■ MATERIAL:
-------------------------

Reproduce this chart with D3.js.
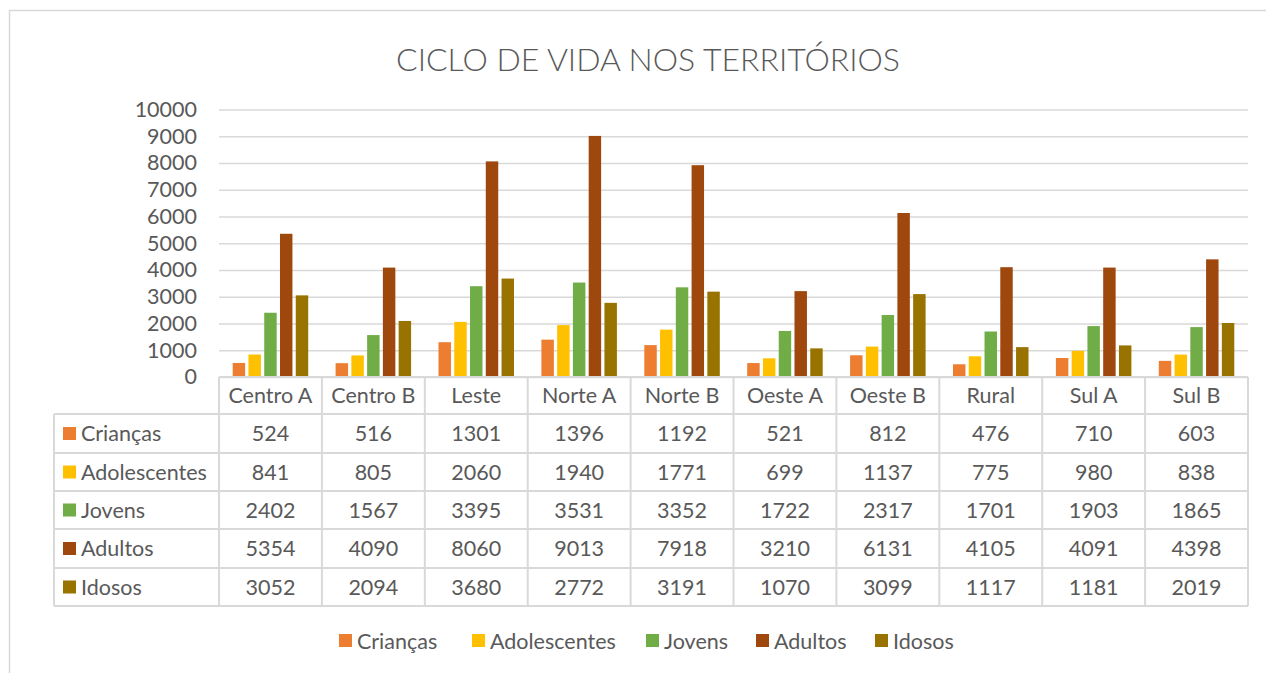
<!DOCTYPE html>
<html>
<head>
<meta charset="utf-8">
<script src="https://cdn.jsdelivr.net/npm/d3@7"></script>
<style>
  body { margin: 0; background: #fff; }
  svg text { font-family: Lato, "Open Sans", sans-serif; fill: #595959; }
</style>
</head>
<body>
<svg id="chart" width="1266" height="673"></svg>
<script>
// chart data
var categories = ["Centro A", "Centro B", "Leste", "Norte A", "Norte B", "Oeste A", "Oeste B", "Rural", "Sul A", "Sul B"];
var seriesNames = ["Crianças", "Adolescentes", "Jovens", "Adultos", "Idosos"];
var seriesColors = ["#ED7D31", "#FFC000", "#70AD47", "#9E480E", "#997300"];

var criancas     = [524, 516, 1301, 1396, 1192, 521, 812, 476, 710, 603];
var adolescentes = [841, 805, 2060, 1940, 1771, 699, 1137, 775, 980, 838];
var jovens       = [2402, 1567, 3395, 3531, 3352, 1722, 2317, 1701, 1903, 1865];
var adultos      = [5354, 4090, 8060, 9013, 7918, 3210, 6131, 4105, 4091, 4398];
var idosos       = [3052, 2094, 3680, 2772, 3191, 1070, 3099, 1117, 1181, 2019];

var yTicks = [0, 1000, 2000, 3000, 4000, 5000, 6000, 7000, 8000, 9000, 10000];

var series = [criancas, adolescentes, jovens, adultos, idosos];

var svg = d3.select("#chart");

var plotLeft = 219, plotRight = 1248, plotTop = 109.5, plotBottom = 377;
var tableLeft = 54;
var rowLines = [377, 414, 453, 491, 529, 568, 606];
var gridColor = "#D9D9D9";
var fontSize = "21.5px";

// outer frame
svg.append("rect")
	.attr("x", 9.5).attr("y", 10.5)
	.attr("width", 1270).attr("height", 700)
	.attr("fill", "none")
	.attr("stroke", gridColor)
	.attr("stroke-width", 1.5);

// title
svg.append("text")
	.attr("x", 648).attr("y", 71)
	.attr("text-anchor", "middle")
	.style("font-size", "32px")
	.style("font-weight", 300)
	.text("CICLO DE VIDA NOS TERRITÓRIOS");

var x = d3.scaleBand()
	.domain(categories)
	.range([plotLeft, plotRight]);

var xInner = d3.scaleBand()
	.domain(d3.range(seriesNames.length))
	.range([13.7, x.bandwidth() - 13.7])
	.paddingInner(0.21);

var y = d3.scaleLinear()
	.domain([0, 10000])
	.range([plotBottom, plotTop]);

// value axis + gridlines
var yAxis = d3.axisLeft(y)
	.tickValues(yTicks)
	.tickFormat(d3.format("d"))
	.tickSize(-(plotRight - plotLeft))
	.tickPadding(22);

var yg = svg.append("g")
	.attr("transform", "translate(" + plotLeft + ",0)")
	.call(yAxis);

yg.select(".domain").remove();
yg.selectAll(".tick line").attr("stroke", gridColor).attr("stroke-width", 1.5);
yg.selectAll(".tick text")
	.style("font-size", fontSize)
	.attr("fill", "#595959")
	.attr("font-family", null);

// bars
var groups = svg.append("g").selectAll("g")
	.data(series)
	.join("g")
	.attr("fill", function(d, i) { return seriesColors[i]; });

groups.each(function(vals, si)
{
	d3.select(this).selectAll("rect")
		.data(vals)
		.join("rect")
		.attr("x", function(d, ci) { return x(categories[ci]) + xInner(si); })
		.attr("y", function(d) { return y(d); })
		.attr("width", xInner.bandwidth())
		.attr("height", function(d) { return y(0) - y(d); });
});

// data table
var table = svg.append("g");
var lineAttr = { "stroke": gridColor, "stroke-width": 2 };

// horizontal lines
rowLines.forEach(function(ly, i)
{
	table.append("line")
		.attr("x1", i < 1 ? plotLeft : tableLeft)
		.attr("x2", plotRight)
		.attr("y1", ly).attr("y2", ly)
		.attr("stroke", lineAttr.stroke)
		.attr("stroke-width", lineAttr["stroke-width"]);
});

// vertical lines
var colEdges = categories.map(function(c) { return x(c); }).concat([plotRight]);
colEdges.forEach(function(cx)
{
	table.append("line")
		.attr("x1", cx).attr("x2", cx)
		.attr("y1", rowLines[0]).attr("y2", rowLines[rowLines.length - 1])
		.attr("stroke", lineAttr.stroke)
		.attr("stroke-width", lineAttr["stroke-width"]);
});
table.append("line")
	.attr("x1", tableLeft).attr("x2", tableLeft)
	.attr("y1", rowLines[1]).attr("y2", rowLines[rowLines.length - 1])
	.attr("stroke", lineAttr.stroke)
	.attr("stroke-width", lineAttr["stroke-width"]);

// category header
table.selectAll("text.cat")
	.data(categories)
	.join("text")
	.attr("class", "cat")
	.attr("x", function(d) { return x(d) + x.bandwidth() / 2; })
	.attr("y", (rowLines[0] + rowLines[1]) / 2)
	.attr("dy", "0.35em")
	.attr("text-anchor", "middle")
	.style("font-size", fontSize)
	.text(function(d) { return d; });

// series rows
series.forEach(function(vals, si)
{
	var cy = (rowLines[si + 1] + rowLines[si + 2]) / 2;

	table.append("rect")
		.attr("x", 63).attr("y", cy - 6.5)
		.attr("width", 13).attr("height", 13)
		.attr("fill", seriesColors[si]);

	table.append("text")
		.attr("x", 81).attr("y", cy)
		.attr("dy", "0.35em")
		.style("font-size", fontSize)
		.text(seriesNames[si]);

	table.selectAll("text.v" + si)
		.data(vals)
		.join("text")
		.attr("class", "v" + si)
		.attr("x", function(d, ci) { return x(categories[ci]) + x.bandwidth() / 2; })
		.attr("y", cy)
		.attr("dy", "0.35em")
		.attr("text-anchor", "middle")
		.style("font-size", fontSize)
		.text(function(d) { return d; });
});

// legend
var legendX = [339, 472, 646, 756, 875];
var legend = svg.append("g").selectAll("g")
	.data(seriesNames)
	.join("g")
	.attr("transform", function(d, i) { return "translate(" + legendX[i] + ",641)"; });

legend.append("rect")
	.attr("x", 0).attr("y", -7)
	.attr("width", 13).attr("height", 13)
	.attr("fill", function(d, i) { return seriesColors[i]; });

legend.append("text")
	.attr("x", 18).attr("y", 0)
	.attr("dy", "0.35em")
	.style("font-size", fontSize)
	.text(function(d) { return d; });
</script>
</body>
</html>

-------------------------

■ REQUIREMENTS: Copy out all of the data word for word. Do not carry over any picture.

■ ANSWER IN FULL:
Reproduce this chart with D3.js.
<!DOCTYPE html>
<html>
<head>
<meta charset="utf-8">
<script src="https://cdn.jsdelivr.net/npm/d3@7"></script>
<style>
  body { margin: 0; background: #fff; }
  svg text { font-family: Lato, "Open Sans", sans-serif; fill: #595959; }
</style>
</head>
<body>
<svg id="chart" width="1266" height="673"></svg>
<script>
// chart data
var categories = ["Centro A", "Centro B", "Leste", "Norte A", "Norte B", "Oeste A", "Oeste B", "Rural", "Sul A", "Sul B"];
var seriesNames = ["Crianças", "Adolescentes", "Jovens", "Adultos", "Idosos"];
var seriesColors = ["#ED7D31", "#FFC000", "#70AD47", "#9E480E", "#997300"];

var criancas     = [524, 516, 1301, 1396, 1192, 521, 812, 476, 710, 603];
var adolescentes = [841, 805, 2060, 1940, 1771, 699, 1137, 775, 980, 838];
var jovens       = [2402, 1567, 3395, 3531, 3352, 1722, 2317, 1701, 1903, 1865];
var adultos      = [5354, 4090, 8060, 9013, 7918, 3210, 6131, 4105, 4091, 4398];
var idosos       = [3052, 2094, 3680, 2772, 3191, 1070, 3099, 1117, 1181, 2019];

var yTicks = [0, 1000, 2000, 3000, 4000, 5000, 6000, 7000, 8000, 9000, 10000];

var series = [criancas, adolescentes, jovens, adultos, idosos];

var svg = d3.select("#chart");

var plotLeft = 219, plotRight = 1248, plotTop = 109.5, plotBottom = 377;
var tableLeft = 54;
var rowLines = [377, 414, 453, 491, 529, 568, 606];
var gridColor = "#D9D9D9";
var fontSize = "21.5px";

// outer frame
svg.append("rect")
	.attr("x", 9.5).attr("y", 10.5)
	.attr("width", 1270).attr("height", 700)
	.attr("fill", "none")
	.attr("stroke", gridColor)
	.attr("stroke-width", 1.5);

// title
svg.append("text")
	.attr("x", 648).attr("y", 71)
	.attr("text-anchor", "middle")
	.style("font-size", "32px")
	.style("font-weight", 300)
	.text("CICLO DE VIDA NOS TERRITÓRIOS");

var x = d3.scaleBand()
	.domain(categories)
	.range([plotLeft, plotRight]);

var xInner = d3.scaleBand()
	.domain(d3.range(seriesNames.length))
	.range([13.7, x.bandwidth() - 13.7])
	.paddingInner(0.21);

var y = d3.scaleLinear()
	.domain([0, 10000])
	.range([plotBottom, plotTop]);

// value axis + gridlines
var yAxis = d3.axisLeft(y)
	.tickValues(yTicks)
	.tickFormat(d3.format("d"))
	.tickSize(-(plotRight - plotLeft))
	.tickPadding(22);

var yg = svg.append("g")
	.attr("transform", "translate(" + plotLeft + ",0)")
	.call(yAxis);

yg.select(".domain").remove();
yg.selectAll(".tick line").attr("stroke", gridColor).attr("stroke-width", 1.5);
yg.selectAll(".tick text")
	.style("font-size", fontSize)
	.attr("fill", "#595959")
	.attr("font-family", null);

// bars
var groups = svg.append("g").selectAll("g")
	.data(series)
	.join("g")
	.attr("fill", function(d, i) { return seriesColors[i]; });

groups.each(function(vals, si)
{
	d3.select(this).selectAll("rect")
		.data(vals)
		.join("rect")
		.attr("x", function(d, ci) { return x(categories[ci]) + xInner(si); })
		.attr("y", function(d) { return y(d); })
		.attr("width", xInner.bandwidth())
		.attr("height", function(d) { return y(0) - y(d); });
});

// data table
var table = svg.append("g");
var lineAttr = { "stroke": gridColor, "stroke-width": 2 };

// horizontal lines
rowLines.forEach(function(ly, i)
{
	table.append("line")
		.attr("x1", i < 1 ? plotLeft : tableLeft)
		.attr("x2", plotRight)
		.attr("y1", ly).attr("y2", ly)
		.attr("stroke", lineAttr.stroke)
		.attr("stroke-width", lineAttr["stroke-width"]);
});

// vertical lines
var colEdges = categories.map(function(c) { return x(c); }).concat([plotRight]);
colEdges.forEach(function(cx)
{
	table.append("line")
		.attr("x1", cx).attr("x2", cx)
		.attr("y1", rowLines[0]).attr("y2", rowLines[rowLines.length - 1])
		.attr("stroke", lineAttr.stroke)
		.attr("stroke-width", lineAttr["stroke-width"]);
});
table.append("line")
	.attr("x1", tableLeft).attr("x2", tableLeft)
	.attr("y1", rowLines[1]).attr("y2", rowLines[rowLines.length - 1])
	.attr("stroke", lineAttr.stroke)
	.attr("stroke-width", lineAttr["stroke-width"]);

// category header
table.selectAll("text.cat")
	.data(categories)
	.join("text")
	.attr("class", "cat")
	.attr("x", function(d) { return x(d) + x.bandwidth() / 2; })
	.attr("y", (rowLines[0] + rowLines[1]) / 2)
	.attr("dy", "0.35em")
	.attr("text-anchor", "middle")
	.style("font-size", fontSize)
	.text(function(d) { return d; });

// series rows
series.forEach(function(vals, si)
{
	var cy = (rowLines[si + 1] + rowLines[si + 2]) / 2;

	table.append("rect")
		.attr("x", 63).attr("y", cy - 6.5)
		.attr("width", 13).attr("height", 13)
		.attr("fill", seriesColors[si]);

	table.append("text")
		.attr("x", 81).attr("y", cy)
		.attr("dy", "0.35em")
		.style("font-size", fontSize)
		.text(seriesNames[si]);

	table.selectAll("text.v" + si)
		.data(vals)
		.join("text")
		.attr("class", "v" + si)
		.attr("x", function(d, ci) { return x(categories[ci]) + x.bandwidth() / 2; })
		.attr("y", cy)
		.attr("dy", "0.35em")
		.attr("text-anchor", "middle")
		.style("font-size", fontSize)
		.text(function(d) { return d; });
});

// legend
var legendX = [339, 472, 646, 756, 875];
var legend = svg.append("g").selectAll("g")
	.data(seriesNames)
	.join("g")
	.attr("transform", function(d, i) { return "translate(" + legendX[i] + ",641)"; });

legend.append("rect")
	.attr("x", 0).attr("y", -7)
	.attr("width", 13).attr("height", 13)
	.attr("fill", function(d, i) { return seriesColors[i]; });

legend.append("text")
	.attr("x", 18).attr("y", 0)
	.attr("dy", "0.35em")
	.style("font-size", fontSize)
	.text(function(d) { return d; });
</script>
</body>
</html>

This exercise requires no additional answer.